L'échec suivi du succès

Le 10 avril 1984, la plus grande ville du pays, São Paulo, est le théâtre d'une manifestation monstre réunissant près d'un million de personnes. Sur l'estrade, Sócrates prend le micro, et prononce ces mots: «Si l'amendement est accepté, je ne quitterai pas le pays.» Cet amendement, proposé dès janvier 1983 par le député Dante de Oliveira, vise à inscrire l'organisation d'élections libres dans la Constitution brésilienne, et est au cœur des revendications grandissantes, qui verront 1,5 million de personnes se réunir la semaine suivante, dans la même ville, poussant la junte militaire à déclarer l'état d'urgence durant soixante jours.

Quelques jours plus tard, soumis à des pressions et des arrangements, le Congrès brésilien rejette l'amendement, provoquant en partie le départ de Sócrates en Italie, dans le club de la Fiorentina. Un échec cuisant pour «Diretas Já». Il faut attendre janvier 1985 pour que le mouvement populaire parvienne à ses fins et que des élections dignes de ce nom se tiennent, hissant à la tête du pays un certain José Sarney [il remplace Tancredo Neves en mars 1985, président élu mais mort avant son investiture, ndlr], qui devient alors le premier civil à diriger le Brésil depuis vingt-et-un ans.

L'anthropologue brésilien Roberto Da Matta a dit: «Le plus grand professeur de démocratie que le Brésil n'ait jamais eu, c'est le football.» Il aurait pu, peut-être, ajouter la musique, tant les fers de lance de la MPB (música popular brasileira), la musique populaire brésilienne, ont eu des répercussions sur la culture contestataire et permis le rayonnement de «Diretas Já». Au-delà de son impact immédiat et concret, le mouvement a également fait émerger des figures politiques qui ont occupé des postes majeurs, mêlant les disciplines, à l'image de Gilberto Gil, qui deviendra ministre de la Culture de 2003 à 2008.
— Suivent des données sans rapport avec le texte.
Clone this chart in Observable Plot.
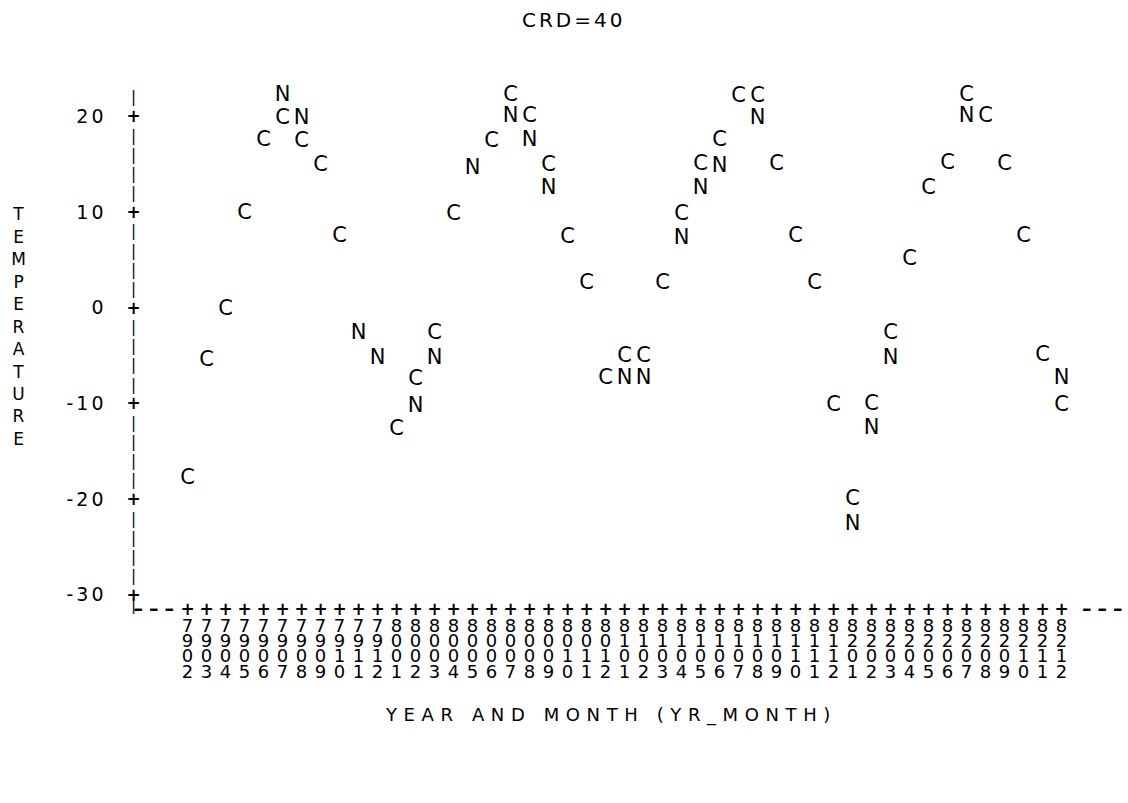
<!DOCTYPE html>
<html>
<head>
<meta charset="utf-8">
<script src="https://cdn.jsdelivr.net/npm/d3@7"></script>
<script src="https://cdn.jsdelivr.net/npm/@observablehq/plot@0.6"></script>
<style>
  html, body { margin: 0; padding: 0; background: #fff; }
  body { width: 1128px; height: 803px; overflow: hidden; font-family: "DejaVu Sans", sans-serif; color: #000; }
  #title { height: 40px; line-height: 40px; font-size: 20px; letter-spacing: 3px; padding-left: 522px; }
  #xlabel { margin-top: 19px; line-height: 24px; font-size: 18px; letter-spacing: 6.6px; padding-left: 386px; white-space: nowrap; }
  svg { display: block; }
</style>
</head>
<body>
<div id="title">CRD=40</div>
<div id="chart"></div>
<div id="xlabel">YEAR AND MONTH (YR_MONTH)</div>
<script>
// Monthly observations, Feb 1979 – Dec 1982 (YYMM)
const months = [
  "7902","7903","7904","7905","7906","7907","7908","7909","7910","7911","7912",
  "8001","8002","8003","8004","8005","8006","8007","8008","8009","8010","8011","8012",
  "8101","8102","8103","8104","8105","8106","8107","8108","8109","8110","8111","8112",
  "8201","8202","8203","8204","8205","8206","8207","8208","8209","8210","8211","8212"
];

// Temperature plotted with symbol C
const cTemp = [
  -17.7, -5.3, 0.0, 10.0, 17.7, 20.0, 17.5, 15.0, 7.6, null, null,
  -12.5, -7.3, -2.5, 9.9, null, 17.5, 22.4, 20.2, 15.0, 7.5, 2.7, -7.2,
  -4.9, -4.9, 2.7, 9.9, 15.1, 17.6, 22.2, 22.2, 15.1, 7.6, 2.7, -10.0,
  -19.9, -9.9, -2.5, 5.2, 12.6, 15.2, 22.4, 20.2, 15.1, 7.6, -4.8, -10.0
];

// Temperature plotted with symbol N
const nTemp = [
  null, null, null, null, null, 22.4, 20.0, null, null, -2.5, -5.1,
  null, -10.1, -5.1, null, 14.7, null, 20.2, 17.6, 12.6, null, null, null,
  -7.2, -7.2, null, 7.4, 12.6, 14.9, null, 19.9, null, null, null, null,
  -22.5, -12.4, -5.1, null, null, null, 20.2, null, null, null, null, -7.2
];

const yTicks = [20, 10, 0, -10, -20, -30];
const yLabel = "TEMPERATURE";

const rows = months.map((m, i) => ({month: m, c: cTemp[i], n: nTemp[i]}));

// printer-style axis: a "|" on every line between the "+" ticks, one more below -30
const axisLines = [-31, ...d3.range(-28, 24, 2).filter(v => v % 10 !== 0)];

const font = "DejaVu Sans";

const chart = Plot.plot({
  width: 1128,
  height: 644,
  marginLeft: 133,
  marginRight: 0,
  marginTop: 38,
  marginBottom: 70,
  style: {fontFamily: font, fontSize: "19px", color: "#000", background: "#fff"},
  x: {type: "point", domain: months, padding: 0, insetLeft: 54, insetRight: 67},
  y: {domain: [-32, 24]},
  marks: [
    // horizontal axis: dashes at both ends, a "+" on every month
    Plot.text(["–––"], {frameAnchor: "bottom-left", textAnchor: "start", fontSize: 19, fontWeight: "bold"}),
    Plot.text(["–––"], {frameAnchor: "bottom-right", textAnchor: "end", fontSize: 19, fontWeight: "bold"}),
    Plot.text(months, {x: d => d, frameAnchor: "bottom", text: () => "+", fontSize: 17, fontWeight: "bold"}),
    Plot.axisX({
      tickSize: 0,
      tickPadding: 7,
      tickFormat: d => d.split("").join("\n"),
      lineHeight: 0.84,
      fontSize: 18,
      label: null
    }),
    // vertical axis
    Plot.text(axisLines, {y: d => d, frameAnchor: "left", textAnchor: "middle", text: () => "|", fontSize: 15}),
    Plot.text(yTicks, {y: d => d, frameAnchor: "left", textAnchor: "middle", text: () => "+", fontSize: 17, fontWeight: "bold"}),
    Plot.axisY(yTicks, {
      tickSize: 0,
      tickPadding: 27,
      tickFormat: d => String(d),
      fontSize: 19,
      label: null
    }),
    Plot.text([yLabel], {
      frameAnchor: "top-left",
      dx: -115,
      dy: 126,
      textAnchor: "middle",
      lineAnchor: "top",
      lineHeight: 1.32,
      fontSize: 17,
      text: d => d.split("").join("\n")
    }),
    // data symbols
    Plot.text(rows, {x: "month", y: "c", text: () => "C", fontSize: 21, fill: "#000"}),
    Plot.text(rows, {x: "month", y: "n", text: () => "N", fontSize: 21, fill: "#000"})
  ]
});

// printed look: spaced digits on the value labels, spaced dashes on the axis ends
d3.select(chart).selectAll('g[aria-label="y-axis tick label"] text').style("letter-spacing", "3px");
d3.select(chart).selectAll("text").filter(function() { return this.textContent === "–––"; })
  .style("letter-spacing", "6px");

document.getElementById("chart").appendChild(chart);
</script>
</body>
</html>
Le football brésilien, lui, est désormais bien éloigné de l'idéal de Sócrates. De nombreux grands joueurs ont récemment et ouvertement apporté leur soutien à Jair Bolsonaro, président du pays entre 2019 et 2023, candidat malheureux à sa réélection, nostalgique de la junte militaire défaite en 1985. Les temps changent, et pas toujours dans le bon sens.